Jewish Press 2/6/2009

Late in December, my family suddenly informs me that I have to come home. Although I normally welcome holiday travel like a hefty attack of the stomach flu, this time I have no choice. Flying by myself under the circumstances is a very bad idea, so I decide to take my daughter Isabella along. As soon as I share my plans with her, the panic sets in. “What about the Science Fair?” she asks, and I quickly check the calendar. Late February, so I think we’ll be okay. Once she hears there is very little chance we’ll be gone that long, she relaxes. “Besides,” I say, “you can do your experiments in Holland, can’t you? I’m sure it’ll be very inspiring.” When I introduce the topic to my family, they are more than game to play their part. My brother knows a great science museum, and my sister immediately starts making plans. In spite of the fact that our list of famous painters is roughly three times as long, there have been some great scientists in the lowlands. From Huygens to Leeghwater to Van Leeuwenhoek, there are plenty of good role models to choose from. Didn’t Descartes live in Leiden for over twenty years? Maybe she can build her own microscope, or a hydraulic dam, or dissect a tulip bulb. Maybe she can build a miniature (working) windmill. With popsicle sticks.
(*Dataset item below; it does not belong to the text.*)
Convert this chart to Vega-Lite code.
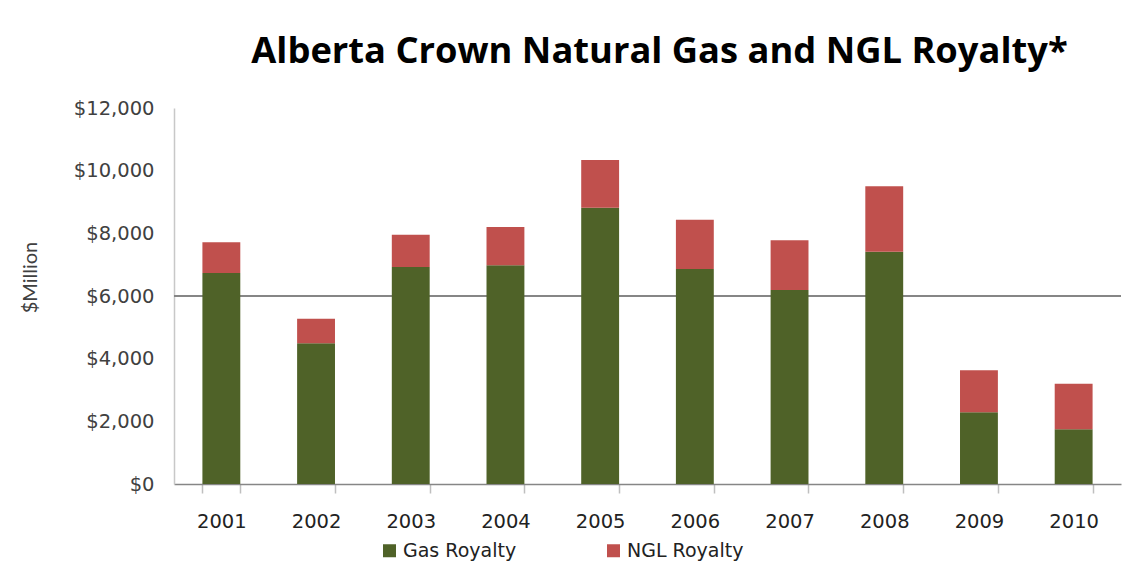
{
  "$schema": "https://vega.github.io/schema/vega-lite/v6.json",
  "autosize": {"type": "none"},
  "width": 947,
  "height": 376,
  "padding": {"left": 174, "top": 108, "right": 20, "bottom": 79},
  "background": "white",
  "title": {
    "text": "Alberta Crown Natural Gas and NGL Royalty*",
    "font": "Open Sans",
    "fontSize": 36.3,
    "fontWeight": "bold",
    "color": "#000000",
    "anchor": "middle",
    "frame": "group",
    "offset": 28,
    "dx": 12
  },
  "data": {
    "values": [
      {"year": "2001", "series": "Gas Royalty", "rank": 1, "value": 6734},
      {"year": "2001", "series": "NGL Royalty", "rank": 2, "value": 980},
      {"year": "2002", "series": "Gas Royalty", "rank": 1, "value": 4490},
      {"year": "2002", "series": "NGL Royalty", "rank": 2, "value": 786},
      {"year": "2003", "series": "Gas Royalty", "rank": 1, "value": 6926},
      {"year": "2003", "series": "NGL Royalty", "rank": 2, "value": 1031},
      {"year": "2004", "series": "Gas Royalty", "rank": 1, "value": 6980},
      {"year": "2004", "series": "NGL Royalty", "rank": 2, "value": 1222},
      {"year": "2005", "series": "Gas Royalty", "rank": 1, "value": 8818},
      {"year": "2005", "series": "NGL Royalty", "rank": 2, "value": 1522},
      {"year": "2006", "series": "Gas Royalty", "rank": 1, "value": 6862},
      {"year": "2006", "series": "NGL Royalty", "rank": 2, "value": 1573},
      {"year": "2007", "series": "Gas Royalty", "rank": 1, "value": 6191},
      {"year": "2007", "series": "NGL Royalty", "rank": 2, "value": 1587},
      {"year": "2008", "series": "Gas Royalty", "rank": 1, "value": 7414},
      {"year": "2008", "series": "NGL Royalty", "rank": 2, "value": 2087},
      {"year": "2009", "series": "Gas Royalty", "rank": 1, "value": 2288},
      {"year": "2009", "series": "NGL Royalty", "rank": 2, "value": 1341},
      {"year": "2010", "series": "Gas Royalty", "rank": 1, "value": 1746},
      {"year": "2010", "series": "NGL Royalty", "rank": 2, "value": 1455}
    ]
  },
  "config": {
    "view": {"stroke": null},
    "font": "DejaVu Sans"
  },
  "layer": [
    {
      "mark": {"type": "rule", "color": "#868686", "strokeWidth": 1.5},
      "encoding": {"y": {"datum": 6000, "type": "quantitative"}}
    },
    {
      "mark": {"type": "bar"},
      "encoding": {
        "x": {
          "field": "year",
          "type": "nominal",
          "title": null,
          "scale": {"paddingInner": 0.6, "paddingOuter": 0.3},
          "axis": {
            "labelAngle": 0,
            "labelFont": "DejaVu Sans",
            "labelFontSize": 19.5,
            "labelColor": "#222222",
            "labelPadding": 19,
            "domainColor": "#868686",
            "domainWidth": 1.5,
            "tickColor": "#BFBFBF",
            "tickWidth": 1.5,
            "tickSize": 9,
            "tickBand": "extent",
            "grid": false
          }
        },
        "y": {
          "field": "value",
          "type": "quantitative",
          "stack": "zero",
          "scale": {"domain": [0, 12000], "nice": false},
          "axis": {
            "title": "$Million",
            "titleFont": "Lato",
            "titleFontSize": 20,
            "titleFontWeight": "normal",
            "titleColor": "#404040",
            "titleX": -134,
            "titleY": 169,
            "titleAngle": -90,
            "values": [0, 2000, 4000, 6000, 8000, 10000, 12000],
            "format": "$,.0f",
            "labelFont": "DejaVu Sans",
            "labelFontSize": 19.5,
            "labelColor": "#404040",
            "labelPadding": 20,
            "ticks": false,
            "grid": false,
            "domainColor": "#C8C8C8",
            "domainWidth": 1.5
          }
        },
        "order": {"field": "rank", "type": "quantitative", "sort": "ascending"},
        "color": {
          "field": "series",
          "type": "nominal",
          "scale": {"domain": ["Gas Royalty", "NGL Royalty"], "range": ["#4F6228", "#C0504D"]},
          "legend": {
            "title": null,
            "orient": "none",
            "legendX": 206,
            "legendY": 433,
            "direction": "horizontal",
            "symbolType": "square",
            "symbolSize": 169,
            "symbolStrokeWidth": 0,
            "labelFont": "DejaVu Sans",
            "labelFontSize": 19,
            "labelColor": "#222222",
            "labelOffset": 4,
            "labelLimit": 300,
            "columnPadding": 87
          }
        }
      }
    }
  ]
}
“No,” she says, “I want to watch green beans rot.”
Fantastic. Why is it that science experiments always involve all things gross and disgusting? I envision a filthy decomposing pile of rubbish on my mother’s kitchen counter, and sigh. “I’m sure grandma will be delighted,” I say, and hope for the best. My mother, when I give her the good news, doesn’t seem fazed. This is probably because she doesn’t remember anything about children and the messes they make. No worries, she will find out soon enough.
Over the next few days, while we anxiously await our departure, my sister prepares several dishes with raw and partially cooked beans. My brother offers us a forgotten piece of bell pepper that he discovered in the back of his fridge. “No, thanks,” I tell him, “we’re only doing beans.” Soon, photographs of said beans start to arrive on my email, and discussions about my father’s illness are interspersed with comments about mold and questions about whether the outside experiment will be eaten by those famous Amsterdam pigeons. Once we arrive in Holland, we take daily photographs of beans that rot, beans that freeze, beans that get covered in snow, and beans that dry out. Not to be outdone in the nastiness-department, our son busies himself with a few experiments of his own: he throws about eight farm fresh eggs down the stairs at an uncle’s house, then quickly follows this up with a “stick your finger in the bunny cage and see what happens” investigation. That’s okay; this trip, everybody gets a chance to shine. Besides, it’s handy to know that eggs, when thrown down the stairs onto a concrete floor, will break every time, and that bunnies don’t know the difference between a juicy carrot and a finger.
It occurs to me that we were all ready to be a little distracted from the situation we found ourselves in; we just didn’t know how until the Friedel Science Fair threw us a lifeline.